◆ **Set problem**: Locate the string "that" throughout the material and copy every line in which it occurs.
..........
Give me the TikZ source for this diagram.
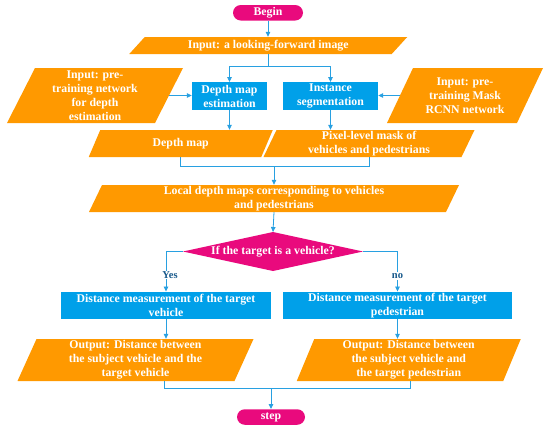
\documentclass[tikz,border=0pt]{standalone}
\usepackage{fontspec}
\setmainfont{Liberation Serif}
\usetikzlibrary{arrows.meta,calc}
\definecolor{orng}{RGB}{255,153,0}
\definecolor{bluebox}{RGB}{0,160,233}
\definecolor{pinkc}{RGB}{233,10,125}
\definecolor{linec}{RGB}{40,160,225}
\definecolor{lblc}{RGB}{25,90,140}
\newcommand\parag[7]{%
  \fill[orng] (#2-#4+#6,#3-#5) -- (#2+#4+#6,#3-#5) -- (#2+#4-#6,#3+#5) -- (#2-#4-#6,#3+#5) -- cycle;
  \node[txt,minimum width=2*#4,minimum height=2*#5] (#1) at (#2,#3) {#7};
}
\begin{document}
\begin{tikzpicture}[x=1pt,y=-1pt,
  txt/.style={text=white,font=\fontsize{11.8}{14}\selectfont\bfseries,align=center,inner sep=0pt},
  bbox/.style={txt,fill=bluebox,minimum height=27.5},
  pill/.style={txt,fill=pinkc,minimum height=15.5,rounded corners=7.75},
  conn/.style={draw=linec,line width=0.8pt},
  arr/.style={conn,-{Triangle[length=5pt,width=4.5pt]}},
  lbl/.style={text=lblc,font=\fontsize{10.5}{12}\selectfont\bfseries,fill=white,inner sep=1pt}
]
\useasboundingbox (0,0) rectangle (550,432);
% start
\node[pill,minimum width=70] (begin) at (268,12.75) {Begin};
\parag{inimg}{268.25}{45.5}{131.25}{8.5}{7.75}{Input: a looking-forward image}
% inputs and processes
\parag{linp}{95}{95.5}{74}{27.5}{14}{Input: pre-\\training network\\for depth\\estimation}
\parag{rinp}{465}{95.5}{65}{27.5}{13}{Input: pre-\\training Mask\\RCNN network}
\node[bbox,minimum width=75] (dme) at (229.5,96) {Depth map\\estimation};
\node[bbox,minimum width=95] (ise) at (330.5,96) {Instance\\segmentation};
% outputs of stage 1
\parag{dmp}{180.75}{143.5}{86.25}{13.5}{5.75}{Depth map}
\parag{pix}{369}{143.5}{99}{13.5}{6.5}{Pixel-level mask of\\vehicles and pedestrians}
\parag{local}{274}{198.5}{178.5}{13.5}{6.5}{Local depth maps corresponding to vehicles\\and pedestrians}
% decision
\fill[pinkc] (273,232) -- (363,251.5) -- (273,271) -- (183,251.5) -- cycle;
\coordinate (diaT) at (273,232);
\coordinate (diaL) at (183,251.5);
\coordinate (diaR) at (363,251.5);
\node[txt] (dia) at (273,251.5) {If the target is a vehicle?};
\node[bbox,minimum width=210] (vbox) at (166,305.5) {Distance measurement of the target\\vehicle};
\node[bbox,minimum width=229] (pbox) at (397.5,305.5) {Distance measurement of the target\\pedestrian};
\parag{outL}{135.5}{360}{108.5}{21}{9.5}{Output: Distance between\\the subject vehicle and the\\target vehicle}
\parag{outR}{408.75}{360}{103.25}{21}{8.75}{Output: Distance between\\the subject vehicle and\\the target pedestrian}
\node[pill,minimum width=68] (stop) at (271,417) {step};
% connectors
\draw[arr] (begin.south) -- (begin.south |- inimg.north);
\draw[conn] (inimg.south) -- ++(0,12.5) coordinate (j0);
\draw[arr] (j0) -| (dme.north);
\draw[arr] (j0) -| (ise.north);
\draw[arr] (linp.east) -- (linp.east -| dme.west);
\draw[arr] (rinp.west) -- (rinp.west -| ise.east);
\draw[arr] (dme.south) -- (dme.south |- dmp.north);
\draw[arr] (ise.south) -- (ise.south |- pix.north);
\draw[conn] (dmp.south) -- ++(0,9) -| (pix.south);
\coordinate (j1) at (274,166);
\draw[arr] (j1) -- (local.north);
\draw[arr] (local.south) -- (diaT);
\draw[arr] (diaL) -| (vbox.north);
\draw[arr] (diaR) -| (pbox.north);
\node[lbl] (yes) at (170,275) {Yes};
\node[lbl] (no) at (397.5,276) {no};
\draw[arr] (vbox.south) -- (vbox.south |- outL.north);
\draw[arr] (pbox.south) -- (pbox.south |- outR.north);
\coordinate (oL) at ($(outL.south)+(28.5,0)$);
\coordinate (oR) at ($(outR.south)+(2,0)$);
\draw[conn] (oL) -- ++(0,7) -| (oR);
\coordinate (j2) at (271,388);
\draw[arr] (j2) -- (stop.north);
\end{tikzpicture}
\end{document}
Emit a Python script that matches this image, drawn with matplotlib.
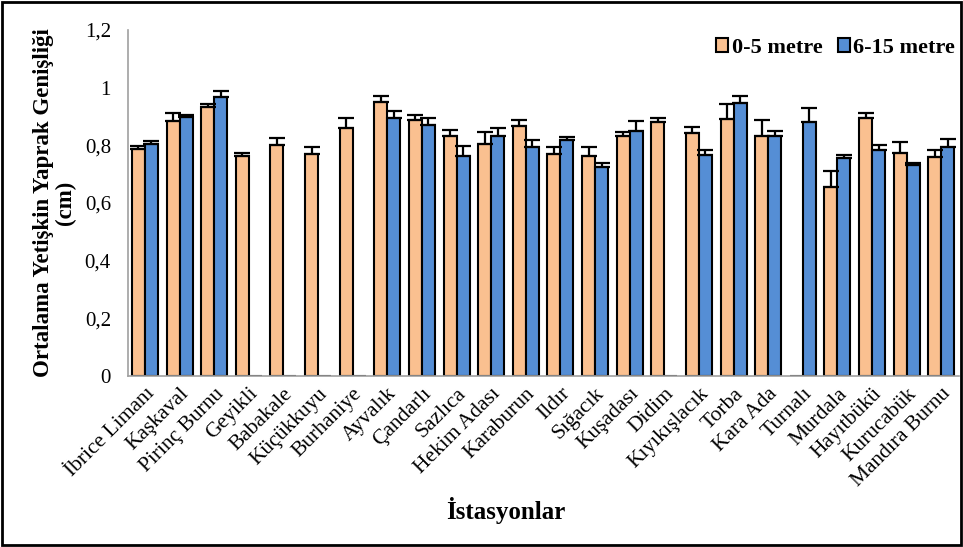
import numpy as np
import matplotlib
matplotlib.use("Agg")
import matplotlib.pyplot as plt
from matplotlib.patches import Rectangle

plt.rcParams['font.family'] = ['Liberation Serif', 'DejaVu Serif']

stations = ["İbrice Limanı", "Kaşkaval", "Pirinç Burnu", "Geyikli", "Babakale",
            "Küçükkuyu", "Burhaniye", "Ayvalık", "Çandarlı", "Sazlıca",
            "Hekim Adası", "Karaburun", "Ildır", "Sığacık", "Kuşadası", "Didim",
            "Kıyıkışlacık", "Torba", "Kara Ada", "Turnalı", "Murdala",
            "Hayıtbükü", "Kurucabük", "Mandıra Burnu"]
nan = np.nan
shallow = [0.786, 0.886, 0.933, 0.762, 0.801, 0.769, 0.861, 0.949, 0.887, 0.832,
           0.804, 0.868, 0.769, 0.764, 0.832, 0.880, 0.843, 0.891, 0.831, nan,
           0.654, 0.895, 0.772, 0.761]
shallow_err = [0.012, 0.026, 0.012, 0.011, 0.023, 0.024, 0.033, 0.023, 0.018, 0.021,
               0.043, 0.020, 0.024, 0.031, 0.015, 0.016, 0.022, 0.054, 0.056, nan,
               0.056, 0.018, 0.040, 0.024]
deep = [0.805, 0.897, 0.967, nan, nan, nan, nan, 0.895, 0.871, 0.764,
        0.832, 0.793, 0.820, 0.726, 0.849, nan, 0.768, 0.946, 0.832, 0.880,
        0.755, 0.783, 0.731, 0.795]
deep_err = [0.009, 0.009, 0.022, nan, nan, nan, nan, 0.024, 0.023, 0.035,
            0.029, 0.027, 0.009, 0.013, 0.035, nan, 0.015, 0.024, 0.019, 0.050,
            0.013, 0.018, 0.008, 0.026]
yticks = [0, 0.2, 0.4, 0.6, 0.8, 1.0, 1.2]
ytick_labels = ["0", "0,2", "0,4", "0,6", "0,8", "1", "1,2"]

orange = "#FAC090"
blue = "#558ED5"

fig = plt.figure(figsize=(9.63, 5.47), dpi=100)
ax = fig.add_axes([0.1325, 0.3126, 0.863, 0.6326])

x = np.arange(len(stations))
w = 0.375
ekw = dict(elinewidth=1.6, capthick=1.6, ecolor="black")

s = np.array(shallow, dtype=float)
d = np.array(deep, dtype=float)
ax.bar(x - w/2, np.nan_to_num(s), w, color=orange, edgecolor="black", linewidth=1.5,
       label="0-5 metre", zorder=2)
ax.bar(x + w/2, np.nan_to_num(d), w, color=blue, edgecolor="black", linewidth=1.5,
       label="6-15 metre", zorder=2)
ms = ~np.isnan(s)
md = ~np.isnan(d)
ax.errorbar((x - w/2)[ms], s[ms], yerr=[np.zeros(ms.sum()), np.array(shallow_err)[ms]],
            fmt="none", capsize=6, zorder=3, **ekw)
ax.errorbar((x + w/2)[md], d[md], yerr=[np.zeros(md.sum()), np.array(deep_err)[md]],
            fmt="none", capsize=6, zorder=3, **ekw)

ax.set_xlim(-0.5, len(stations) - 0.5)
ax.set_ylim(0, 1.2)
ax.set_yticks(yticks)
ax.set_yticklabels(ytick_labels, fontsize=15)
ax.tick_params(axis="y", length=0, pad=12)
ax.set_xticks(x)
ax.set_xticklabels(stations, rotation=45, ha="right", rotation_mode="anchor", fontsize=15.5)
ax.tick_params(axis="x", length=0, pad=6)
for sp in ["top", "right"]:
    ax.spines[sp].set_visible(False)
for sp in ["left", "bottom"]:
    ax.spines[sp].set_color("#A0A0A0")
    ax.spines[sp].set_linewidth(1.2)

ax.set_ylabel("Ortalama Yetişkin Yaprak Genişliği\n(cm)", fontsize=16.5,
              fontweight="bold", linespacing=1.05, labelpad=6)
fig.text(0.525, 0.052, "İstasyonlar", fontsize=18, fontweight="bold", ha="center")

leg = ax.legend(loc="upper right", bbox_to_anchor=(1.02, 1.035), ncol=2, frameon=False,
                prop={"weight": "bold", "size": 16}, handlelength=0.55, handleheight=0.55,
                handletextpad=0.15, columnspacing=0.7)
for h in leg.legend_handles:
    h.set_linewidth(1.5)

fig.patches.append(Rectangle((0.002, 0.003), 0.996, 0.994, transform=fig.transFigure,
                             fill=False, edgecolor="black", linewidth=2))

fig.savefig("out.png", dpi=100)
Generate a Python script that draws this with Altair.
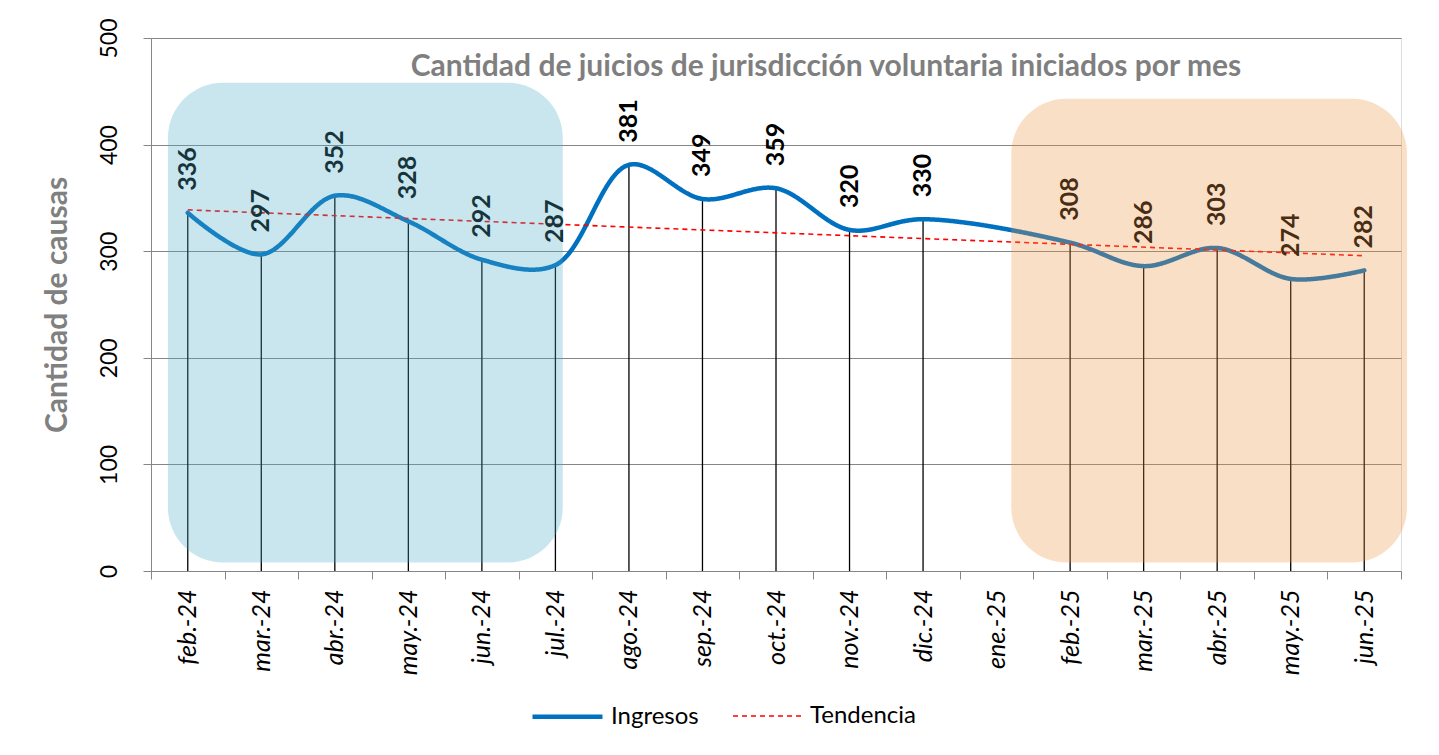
..........
◆ **Task result**:
Emit a Python script that matches this image, drawn with matplotlib.
Generate a Python script that draws this with Altair.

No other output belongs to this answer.